> _INFORMATION GIVEN_:
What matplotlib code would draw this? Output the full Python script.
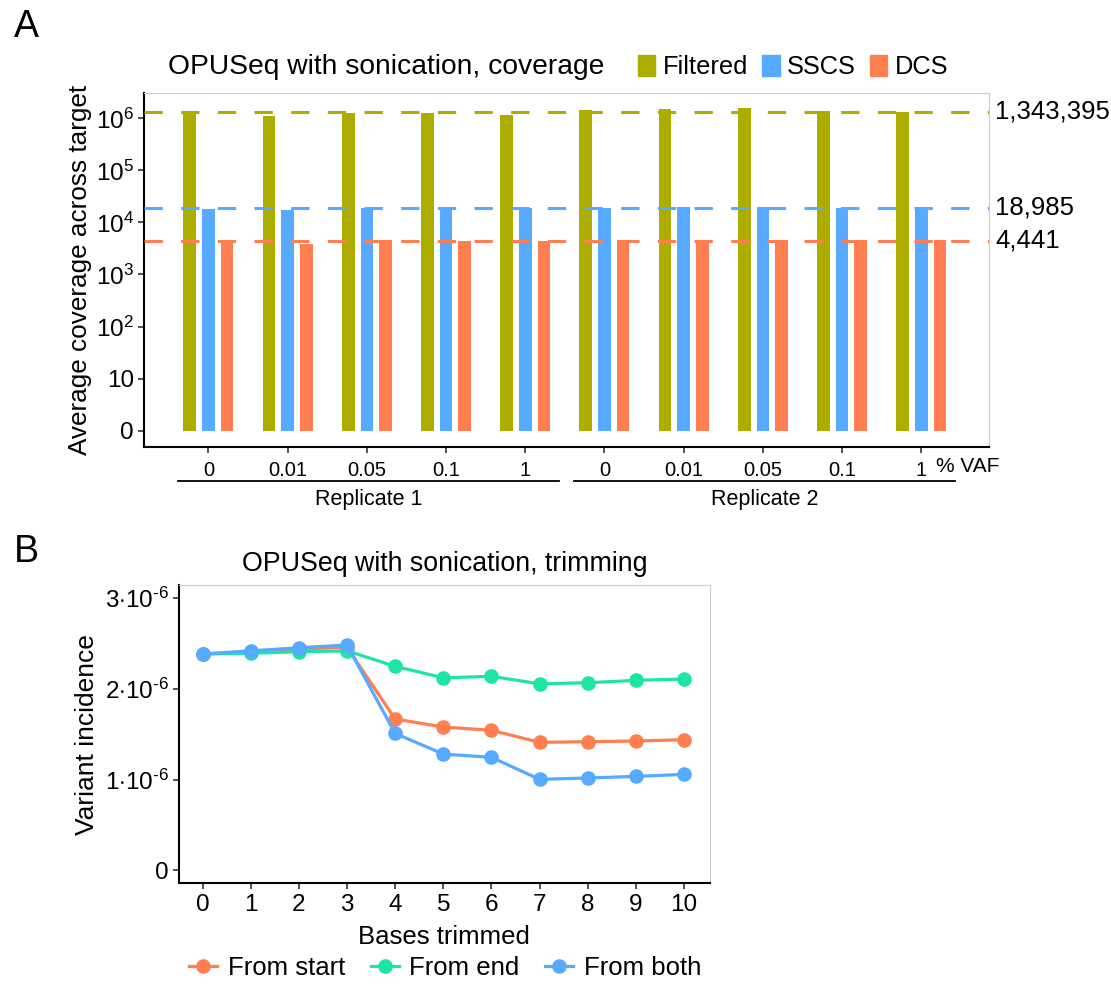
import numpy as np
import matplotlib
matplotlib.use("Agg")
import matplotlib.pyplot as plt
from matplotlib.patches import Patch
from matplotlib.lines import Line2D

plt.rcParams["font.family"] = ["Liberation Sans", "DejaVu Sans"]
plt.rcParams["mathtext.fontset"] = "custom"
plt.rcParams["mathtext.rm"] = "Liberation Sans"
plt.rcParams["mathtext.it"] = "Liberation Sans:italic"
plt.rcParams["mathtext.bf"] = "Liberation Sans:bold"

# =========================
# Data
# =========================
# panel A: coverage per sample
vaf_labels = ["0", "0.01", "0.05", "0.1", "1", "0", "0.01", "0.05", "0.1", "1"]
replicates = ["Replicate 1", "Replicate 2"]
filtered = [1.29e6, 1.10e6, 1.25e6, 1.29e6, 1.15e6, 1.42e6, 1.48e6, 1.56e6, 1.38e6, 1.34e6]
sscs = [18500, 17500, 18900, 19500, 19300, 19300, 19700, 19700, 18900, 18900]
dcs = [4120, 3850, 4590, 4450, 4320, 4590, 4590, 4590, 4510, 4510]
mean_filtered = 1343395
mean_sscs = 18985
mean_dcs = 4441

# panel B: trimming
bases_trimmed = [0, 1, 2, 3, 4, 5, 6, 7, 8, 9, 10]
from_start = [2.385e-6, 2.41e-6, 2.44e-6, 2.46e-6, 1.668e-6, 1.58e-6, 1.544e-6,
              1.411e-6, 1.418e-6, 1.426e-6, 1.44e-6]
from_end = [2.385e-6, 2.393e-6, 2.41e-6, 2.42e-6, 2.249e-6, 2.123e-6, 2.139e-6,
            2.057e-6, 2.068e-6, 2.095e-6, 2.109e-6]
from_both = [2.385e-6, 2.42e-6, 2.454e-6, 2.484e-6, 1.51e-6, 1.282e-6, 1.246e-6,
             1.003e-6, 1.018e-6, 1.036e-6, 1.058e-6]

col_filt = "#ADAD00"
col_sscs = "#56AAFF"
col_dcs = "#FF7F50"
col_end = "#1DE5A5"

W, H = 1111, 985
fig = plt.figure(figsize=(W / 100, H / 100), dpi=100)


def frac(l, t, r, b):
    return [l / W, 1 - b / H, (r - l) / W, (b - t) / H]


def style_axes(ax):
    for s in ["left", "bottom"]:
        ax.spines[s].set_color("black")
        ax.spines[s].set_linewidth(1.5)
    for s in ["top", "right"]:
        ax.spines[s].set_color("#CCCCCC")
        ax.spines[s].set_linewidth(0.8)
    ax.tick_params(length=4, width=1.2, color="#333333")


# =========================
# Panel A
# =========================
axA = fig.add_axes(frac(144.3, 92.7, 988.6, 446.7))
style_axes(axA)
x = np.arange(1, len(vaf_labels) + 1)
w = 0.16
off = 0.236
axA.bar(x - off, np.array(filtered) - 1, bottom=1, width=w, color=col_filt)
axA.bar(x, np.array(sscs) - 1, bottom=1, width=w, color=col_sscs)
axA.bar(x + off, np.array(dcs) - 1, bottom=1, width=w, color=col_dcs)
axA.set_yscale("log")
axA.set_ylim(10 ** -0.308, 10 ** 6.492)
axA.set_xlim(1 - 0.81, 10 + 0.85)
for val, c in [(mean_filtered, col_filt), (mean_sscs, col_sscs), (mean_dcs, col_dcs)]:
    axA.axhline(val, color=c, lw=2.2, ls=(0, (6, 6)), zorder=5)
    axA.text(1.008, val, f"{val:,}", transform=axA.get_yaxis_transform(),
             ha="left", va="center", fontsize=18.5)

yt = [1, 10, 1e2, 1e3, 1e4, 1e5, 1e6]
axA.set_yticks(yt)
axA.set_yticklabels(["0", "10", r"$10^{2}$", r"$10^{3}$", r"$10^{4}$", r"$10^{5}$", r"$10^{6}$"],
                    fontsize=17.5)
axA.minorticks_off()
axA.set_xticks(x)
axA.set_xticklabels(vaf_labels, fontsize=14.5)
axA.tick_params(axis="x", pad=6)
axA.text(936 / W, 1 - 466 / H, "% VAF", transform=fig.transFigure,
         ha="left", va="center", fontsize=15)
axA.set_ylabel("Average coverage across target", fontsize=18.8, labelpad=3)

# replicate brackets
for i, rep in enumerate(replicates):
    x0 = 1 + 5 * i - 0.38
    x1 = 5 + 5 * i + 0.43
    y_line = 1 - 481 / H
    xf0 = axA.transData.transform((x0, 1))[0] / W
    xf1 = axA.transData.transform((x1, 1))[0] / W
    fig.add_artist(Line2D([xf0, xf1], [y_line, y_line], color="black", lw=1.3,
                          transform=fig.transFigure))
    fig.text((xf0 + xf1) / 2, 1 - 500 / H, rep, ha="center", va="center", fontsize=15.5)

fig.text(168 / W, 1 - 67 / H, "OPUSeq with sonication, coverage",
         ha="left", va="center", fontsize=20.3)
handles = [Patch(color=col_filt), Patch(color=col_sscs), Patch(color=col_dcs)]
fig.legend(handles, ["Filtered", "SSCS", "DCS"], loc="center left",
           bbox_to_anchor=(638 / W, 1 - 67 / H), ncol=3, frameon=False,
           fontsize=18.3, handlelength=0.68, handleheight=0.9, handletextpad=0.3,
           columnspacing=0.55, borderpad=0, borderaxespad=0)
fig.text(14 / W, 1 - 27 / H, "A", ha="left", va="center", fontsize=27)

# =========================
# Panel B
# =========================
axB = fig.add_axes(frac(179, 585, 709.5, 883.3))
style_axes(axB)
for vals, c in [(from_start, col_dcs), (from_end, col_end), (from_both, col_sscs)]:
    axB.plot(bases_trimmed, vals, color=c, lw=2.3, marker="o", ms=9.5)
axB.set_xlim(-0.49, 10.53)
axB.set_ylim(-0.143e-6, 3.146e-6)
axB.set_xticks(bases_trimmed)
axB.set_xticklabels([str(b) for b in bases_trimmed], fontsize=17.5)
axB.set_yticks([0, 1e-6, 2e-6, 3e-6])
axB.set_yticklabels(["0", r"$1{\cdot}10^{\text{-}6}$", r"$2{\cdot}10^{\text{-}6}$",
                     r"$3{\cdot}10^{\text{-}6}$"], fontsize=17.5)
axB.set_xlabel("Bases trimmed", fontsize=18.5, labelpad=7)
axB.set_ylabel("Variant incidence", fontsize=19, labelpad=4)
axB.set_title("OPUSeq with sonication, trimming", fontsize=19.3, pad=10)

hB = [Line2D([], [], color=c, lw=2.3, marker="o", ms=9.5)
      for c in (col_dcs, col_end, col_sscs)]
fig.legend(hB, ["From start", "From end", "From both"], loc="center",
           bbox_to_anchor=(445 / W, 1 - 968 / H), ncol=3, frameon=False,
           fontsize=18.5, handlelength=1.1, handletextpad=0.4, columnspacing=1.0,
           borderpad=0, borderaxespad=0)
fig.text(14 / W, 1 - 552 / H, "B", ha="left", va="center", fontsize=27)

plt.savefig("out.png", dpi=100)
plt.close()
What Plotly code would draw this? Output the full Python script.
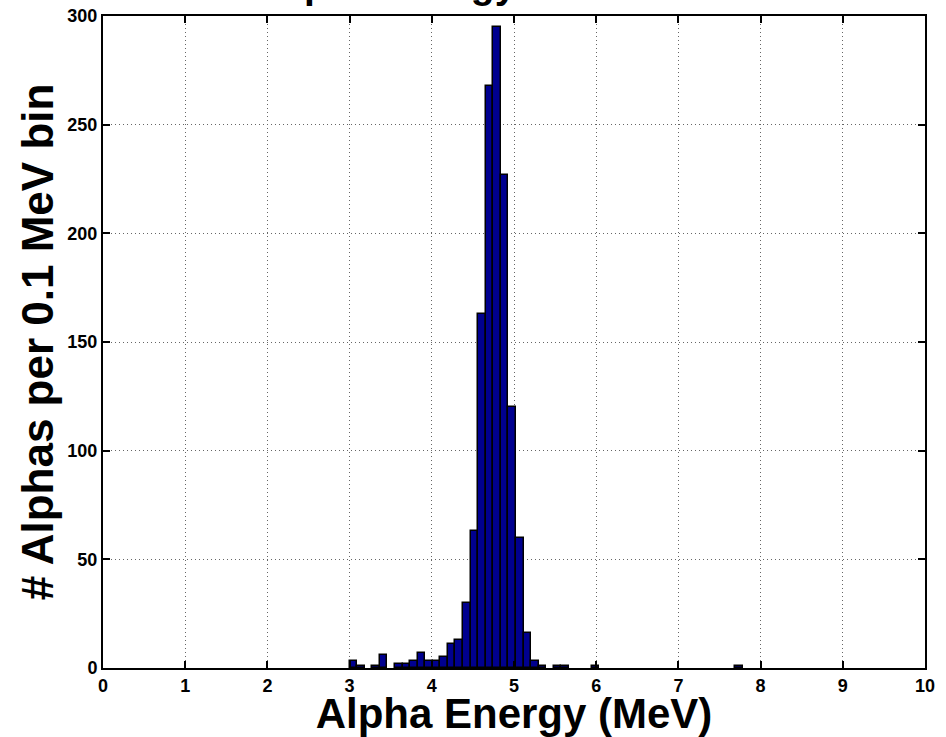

> _INSTRUCTIONS TO FOLLOW_: Every record above should be written out again exactly; the pictures stay out of the copy.

> _SOLUTION FOR THIS PROBLEM_:
What matplotlib code would draw this? Output the full Python script.
import numpy as np
import matplotlib
matplotlib.use("Agg")
import matplotlib.pyplot as plt
from matplotlib.patches import Patch
from matplotlib.lines import Line2D

plt.rcParams["font.family"] = ["Liberation Sans", "DejaVu Sans"]
plt.rcParams["mathtext.fontset"] = "custom"
plt.rcParams["mathtext.rm"] = "Liberation Sans"
plt.rcParams["mathtext.it"] = "Liberation Sans:italic"
plt.rcParams["mathtext.bf"] = "Liberation Sans:bold"

# =========================
# Data
# =========================
# panel A: coverage per sample
vaf_labels = ["0", "0.01", "0.05", "0.1", "1", "0", "0.01", "0.05", "0.1", "1"]
replicates = ["Replicate 1", "Replicate 2"]
filtered = [1.29e6, 1.10e6, 1.25e6, 1.29e6, 1.15e6, 1.42e6, 1.48e6, 1.56e6, 1.38e6, 1.34e6]
sscs = [18500, 17500, 18900, 19500, 19300, 19300, 19700, 19700, 18900, 18900]
dcs = [4120, 3850, 4590, 4450, 4320, 4590, 4590, 4590, 4510, 4510]
mean_filtered = 1343395
mean_sscs = 18985
mean_dcs = 4441

# panel B: trimming
bases_trimmed = [0, 1, 2, 3, 4, 5, 6, 7, 8, 9, 10]
from_start = [2.385e-6, 2.41e-6, 2.44e-6, 2.46e-6, 1.668e-6, 1.58e-6, 1.544e-6,
              1.411e-6, 1.418e-6, 1.426e-6, 1.44e-6]
from_end = [2.385e-6, 2.393e-6, 2.41e-6, 2.42e-6, 2.249e-6, 2.123e-6, 2.139e-6,
            2.057e-6, 2.068e-6, 2.095e-6, 2.109e-6]
from_both = [2.385e-6, 2.42e-6, 2.454e-6, 2.484e-6, 1.51e-6, 1.282e-6, 1.246e-6,
             1.003e-6, 1.018e-6, 1.036e-6, 1.058e-6]

col_filt = "#ADAD00"
col_sscs = "#56AAFF"
col_dcs = "#FF7F50"
col_end = "#1DE5A5"

W, H = 1111, 985
fig = plt.figure(figsize=(W / 100, H / 100), dpi=100)


def frac(l, t, r, b):
    return [l / W, 1 - b / H, (r - l) / W, (b - t) / H]


def style_axes(ax):
    for s in ["left", "bottom"]:
        ax.spines[s].set_color("black")
        ax.spines[s].set_linewidth(1.5)
    for s in ["top", "right"]:
        ax.spines[s].set_color("#CCCCCC")
        ax.spines[s].set_linewidth(0.8)
    ax.tick_params(length=4, width=1.2, color="#333333")


# =========================
# Panel A
# =========================
axA = fig.add_axes(frac(144.3, 92.7, 988.6, 446.7))
style_axes(axA)
x = np.arange(1, len(vaf_labels) + 1)
w = 0.16
off = 0.236
axA.bar(x - off, np.array(filtered) - 1, bottom=1, width=w, color=col_filt)
axA.bar(x, np.array(sscs) - 1, bottom=1, width=w, color=col_sscs)
axA.bar(x + off, np.array(dcs) - 1, bottom=1, width=w, color=col_dcs)
axA.set_yscale("log")
axA.set_ylim(10 ** -0.308, 10 ** 6.492)
axA.set_xlim(1 - 0.81, 10 + 0.85)
for val, c in [(mean_filtered, col_filt), (mean_sscs, col_sscs), (mean_dcs, col_dcs)]:
    axA.axhline(val, color=c, lw=2.2, ls=(0, (6, 6)), zorder=5)
    axA.text(1.008, val, f"{val:,}", transform=axA.get_yaxis_transform(),
             ha="left", va="center", fontsize=18.5)

yt = [1, 10, 1e2, 1e3, 1e4, 1e5, 1e6]
axA.set_yticks(yt)
axA.set_yticklabels(["0", "10", r"$10^{2}$", r"$10^{3}$", r"$10^{4}$", r"$10^{5}$", r"$10^{6}$"],
                    fontsize=17.5)
axA.minorticks_off()
axA.set_xticks(x)
axA.set_xticklabels(vaf_labels, fontsize=14.5)
axA.tick_params(axis="x", pad=6)
axA.text(936 / W, 1 - 466 / H, "% VAF", transform=fig.transFigure,
         ha="left", va="center", fontsize=15)
axA.set_ylabel("Average coverage across target", fontsize=18.8, labelpad=3)

# replicate brackets
for i, rep in enumerate(replicates):
    x0 = 1 + 5 * i - 0.38
    x1 = 5 + 5 * i + 0.43
    y_line = 1 - 481 / H
    xf0 = axA.transData.transform((x0, 1))[0] / W
    xf1 = axA.transData.transform((x1, 1))[0] / W
    fig.add_artist(Line2D([xf0, xf1], [y_line, y_line], color="black", lw=1.3,
                          transform=fig.transFigure))
    fig.text((xf0 + xf1) / 2, 1 - 500 / H, rep, ha="center", va="center", fontsize=15.5)

fig.text(168 / W, 1 - 67 / H, "OPUSeq with sonication, coverage",
         ha="left", va="center", fontsize=20.3)
handles = [Patch(color=col_filt), Patch(color=col_sscs), Patch(color=col_dcs)]
fig.legend(handles, ["Filtered", "SSCS", "DCS"], loc="center left",
           bbox_to_anchor=(638 / W, 1 - 67 / H), ncol=3, frameon=False,
           fontsize=18.3, handlelength=0.68, handleheight=0.9, handletextpad=0.3,
           columnspacing=0.55, borderpad=0, borderaxespad=0)
fig.text(14 / W, 1 - 27 / H, "A", ha="left", va="center", fontsize=27)

# =========================
# Panel B
# =========================
axB = fig.add_axes(frac(179, 585, 709.5, 883.3))
style_axes(axB)
for vals, c in [(from_start, col_dcs), (from_end, col_end), (from_both, col_sscs)]:
    axB.plot(bases_trimmed, vals, color=c, lw=2.3, marker="o", ms=9.5)
axB.set_xlim(-0.49, 10.53)
axB.set_ylim(-0.143e-6, 3.146e-6)
axB.set_xticks(bases_trimmed)
axB.set_xticklabels([str(b) for b in bases_trimmed], fontsize=17.5)
axB.set_yticks([0, 1e-6, 2e-6, 3e-6])
axB.set_yticklabels(["0", r"$1{\cdot}10^{\text{-}6}$", r"$2{\cdot}10^{\text{-}6}$",
                     r"$3{\cdot}10^{\text{-}6}$"], fontsize=17.5)
axB.set_xlabel("Bases trimmed", fontsize=18.5, labelpad=7)
axB.set_ylabel("Variant incidence", fontsize=19, labelpad=4)
axB.set_title("OPUSeq with sonication, trimming", fontsize=19.3, pad=10)

hB = [Line2D([], [], color=c, lw=2.3, marker="o", ms=9.5)
      for c in (col_dcs, col_end, col_sscs)]
fig.legend(hB, ["From start", "From end", "From both"], loc="center",
           bbox_to_anchor=(445 / W, 1 - 968 / H), ncol=3, frameon=False,
           fontsize=18.5, handlelength=1.1, handletextpad=0.4, columnspacing=1.0,
           borderpad=0, borderaxespad=0)
fig.text(14 / W, 1 - 552 / H, "B", ha="left", va="center", fontsize=27)

plt.savefig("out.png", dpi=100)
plt.close()
What Plotly code would draw this? Output the full Python script.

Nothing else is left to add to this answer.